A personal favorite I have mentioned many times on this blog. Rio Rita (1929) was the biggest hit of the 1929-30 season. This is the 1932 re-release print I wrote about in my last post, but until the original 1929, 140+ minute version resurfaces it will have to do.

Rio Rita helped put RKO on the map and paved the way for a string of no less than 22 Wheeler & Woolsey comedies between 1929 and 1937. It was much thanks to the success of those early films RKO was able to give us all the fantastic Fred & Ginger movies during the later part of the 1930's. Say thanks by getting yourself a copy of Rio Rita, the film that started it all!

We move on to two movies which both opened in December 1929. The first It's A Great Life (1929) Starring Rosetta & Vivian Duncan (in their only full length feature) and Lawrence Gray. A very typical 1929 musical including three great Technicolor sequences. Let's hope the last of them hasn't been cut like it has been on several occasions when aired on TCM.

Sally (1929) Ziegfeld superstar Marilyn Miller in her first film of three. Sally was a no expenses saved all color talkie which used the biggest indoor sets ever built to that date. Sadly the color prints are lost except for a fragment of four minutes I hope is included in this Warner Archive print.

Show Girl In Hollywood (1930) See Alice White play Dixie Dugan. A totally charming musical showing how a musical talkie was made from the inside. Don't miss it! The final reel was originally in color but now we'll have to do with Alice White in grayscale.

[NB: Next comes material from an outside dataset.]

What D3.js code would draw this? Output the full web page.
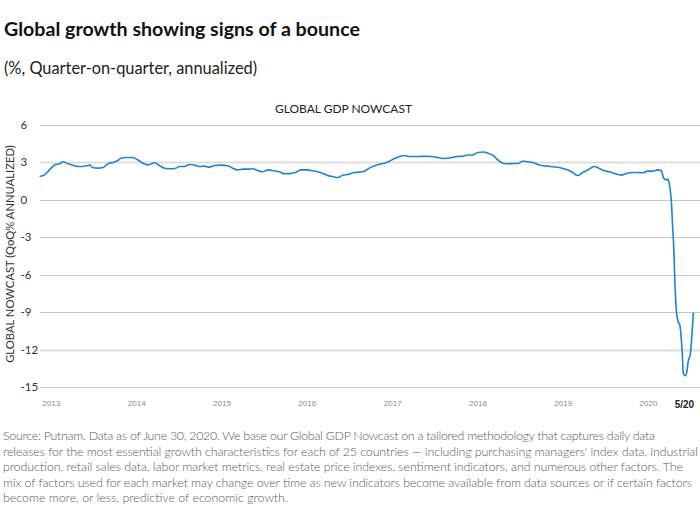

Golden Dawn (1930) Another all color talkie musical. Golden Dawn is probably the most bizarre musical ever made and deserves a post of its own. Set in German East Africa we get Noah Beery in blackface singing a strange song to his whip. Marion Byron beating up her beau Lee Moran etc. Good score and wonderful songs by Stothart and Hammerstein but it stays a very peculiar picture.